Material →
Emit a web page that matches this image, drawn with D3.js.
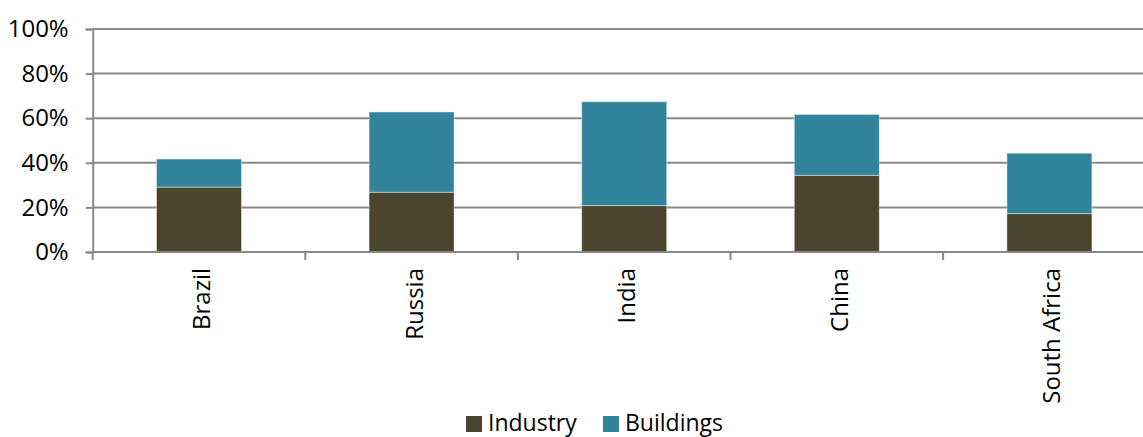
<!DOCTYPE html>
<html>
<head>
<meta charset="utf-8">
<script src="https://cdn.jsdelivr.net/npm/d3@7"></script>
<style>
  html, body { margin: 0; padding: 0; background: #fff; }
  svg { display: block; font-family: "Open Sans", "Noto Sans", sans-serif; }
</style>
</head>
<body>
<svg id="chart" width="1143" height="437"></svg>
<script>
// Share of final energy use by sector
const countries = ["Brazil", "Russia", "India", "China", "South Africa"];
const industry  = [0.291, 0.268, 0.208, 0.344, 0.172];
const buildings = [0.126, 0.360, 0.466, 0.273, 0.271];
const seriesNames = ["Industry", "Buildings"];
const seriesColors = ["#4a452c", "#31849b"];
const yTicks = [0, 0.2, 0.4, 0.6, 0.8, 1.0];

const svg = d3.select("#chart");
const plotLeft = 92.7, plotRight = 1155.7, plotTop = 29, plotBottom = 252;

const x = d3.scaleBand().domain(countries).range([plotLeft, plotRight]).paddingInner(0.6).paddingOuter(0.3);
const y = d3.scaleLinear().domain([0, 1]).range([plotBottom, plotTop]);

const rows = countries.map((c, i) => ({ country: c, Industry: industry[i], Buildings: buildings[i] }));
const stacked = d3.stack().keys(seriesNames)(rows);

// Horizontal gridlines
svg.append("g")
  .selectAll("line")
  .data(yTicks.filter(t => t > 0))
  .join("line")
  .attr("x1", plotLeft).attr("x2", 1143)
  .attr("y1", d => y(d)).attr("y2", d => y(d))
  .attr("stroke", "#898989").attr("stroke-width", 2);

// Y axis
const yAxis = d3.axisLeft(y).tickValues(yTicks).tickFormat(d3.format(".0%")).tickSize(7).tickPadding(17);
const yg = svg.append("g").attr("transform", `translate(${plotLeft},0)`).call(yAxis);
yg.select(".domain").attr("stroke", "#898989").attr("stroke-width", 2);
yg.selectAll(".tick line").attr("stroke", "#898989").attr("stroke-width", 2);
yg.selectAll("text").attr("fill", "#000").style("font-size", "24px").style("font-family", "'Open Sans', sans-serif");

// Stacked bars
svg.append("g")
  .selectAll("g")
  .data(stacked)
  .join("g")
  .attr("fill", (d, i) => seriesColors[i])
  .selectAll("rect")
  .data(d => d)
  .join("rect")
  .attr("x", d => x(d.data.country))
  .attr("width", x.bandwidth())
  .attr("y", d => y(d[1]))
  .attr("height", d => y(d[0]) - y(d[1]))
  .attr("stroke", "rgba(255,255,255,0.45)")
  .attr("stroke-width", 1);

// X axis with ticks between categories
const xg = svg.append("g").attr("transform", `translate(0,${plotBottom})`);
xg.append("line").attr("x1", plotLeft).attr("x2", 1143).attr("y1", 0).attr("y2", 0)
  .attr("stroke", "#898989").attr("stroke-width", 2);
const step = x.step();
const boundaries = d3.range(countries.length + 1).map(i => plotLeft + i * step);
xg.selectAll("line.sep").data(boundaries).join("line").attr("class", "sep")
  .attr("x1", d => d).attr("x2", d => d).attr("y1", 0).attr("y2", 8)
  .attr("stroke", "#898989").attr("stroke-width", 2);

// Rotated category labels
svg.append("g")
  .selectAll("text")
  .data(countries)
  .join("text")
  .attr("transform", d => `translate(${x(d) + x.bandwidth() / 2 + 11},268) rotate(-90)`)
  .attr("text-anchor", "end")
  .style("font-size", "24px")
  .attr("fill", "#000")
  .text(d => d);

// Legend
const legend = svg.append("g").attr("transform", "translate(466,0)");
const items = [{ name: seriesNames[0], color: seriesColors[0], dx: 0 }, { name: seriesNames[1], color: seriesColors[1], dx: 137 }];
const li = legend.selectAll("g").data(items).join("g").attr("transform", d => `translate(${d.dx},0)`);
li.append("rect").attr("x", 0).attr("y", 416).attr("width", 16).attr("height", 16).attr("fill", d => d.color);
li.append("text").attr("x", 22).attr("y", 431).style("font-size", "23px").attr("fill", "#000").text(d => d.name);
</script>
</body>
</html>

Problem description →
Repeat the lines of the listing above verbatim, beginning at its first line and ending at the line containing "d3.scaleLinear().domain([0, 1]).range([plotBottom, plotTop]);", which is included. Omit pictures.

Output of the exercise →
Emit a web page that matches this image, drawn with D3.js.
<!DOCTYPE html>
<html>
<head>
<meta charset="utf-8">
<script src="https://cdn.jsdelivr.net/npm/d3@7"></script>
<style>
  html, body { margin: 0; padding: 0; background: #fff; }
  svg { display: block; font-family: "Open Sans", "Noto Sans", sans-serif; }
</style>
</head>
<body>
<svg id="chart" width="1143" height="437"></svg>
<script>
// Share of final energy use by sector
const countries = ["Brazil", "Russia", "India", "China", "South Africa"];
const industry  = [0.291, 0.268, 0.208, 0.344, 0.172];
const buildings = [0.126, 0.360, 0.466, 0.273, 0.271];
const seriesNames = ["Industry", "Buildings"];
const seriesColors = ["#4a452c", "#31849b"];
const yTicks = [0, 0.2, 0.4, 0.6, 0.8, 1.0];

const svg = d3.select("#chart");
const plotLeft = 92.7, plotRight = 1155.7, plotTop = 29, plotBottom = 252;

const x = d3.scaleBand().domain(countries).range([plotLeft, plotRight]).paddingInner(0.6).paddingOuter(0.3);
const y = d3.scaleLinear().domain([0, 1]).range([plotBottom, plotTop]);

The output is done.